An event being billed as Ireland's biggest contemporary Irish-language arts festival will be held in Galway city in October.
Feile 2000 is being co-ordinated by the Town Hall Theatre manager, Michael Diskin, and its programme includes a production in Irish of Martin McDonagh's celebrated play The Beauty Queen of Leenane - Banrion Ailinn Lionan - which is being produced by Town Hall, as well as a new play from the Abbey Theatre, an art exhibition featuring work from Irish-speaking artists, and a series of readings, concerts, new films and debates, with Irish, Scottish and Welsh participants.
The aim is to produce a broad-based programme of high-quality Irish-language events, says Mr Diskin, who is neither a native Irish speaker nor a graduate in the language but who is interested in its future and has strong opinions on the role Irish can play in the arts world.
It has already influenced English-language writers such as Synge and Martin McDonagh: now it's time to give it central stage, he says.

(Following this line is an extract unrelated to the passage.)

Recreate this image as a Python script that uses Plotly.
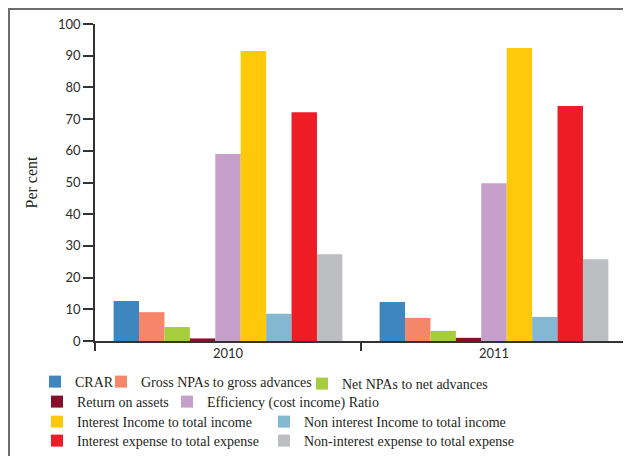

While accepting that this festival is aimed at a minority audience he argues that other minority arts groups are catered for successfully and uses the Cuirt Literature Festival, also held in Galway and focusing totally on literature, as an example of this.
He is delighted to have McDonagh's play, which he says has been translated by Connemara's foremost Irish-language writer, Micheal O Conghaile, and which he feels is returning to its roots by being presented in Irish.
Feile 2000 is being supported by local authorities, arts groups and Irish-language bodies in Galway, and TnaG will hold its annual Musician of the Year Award to coincide with the event.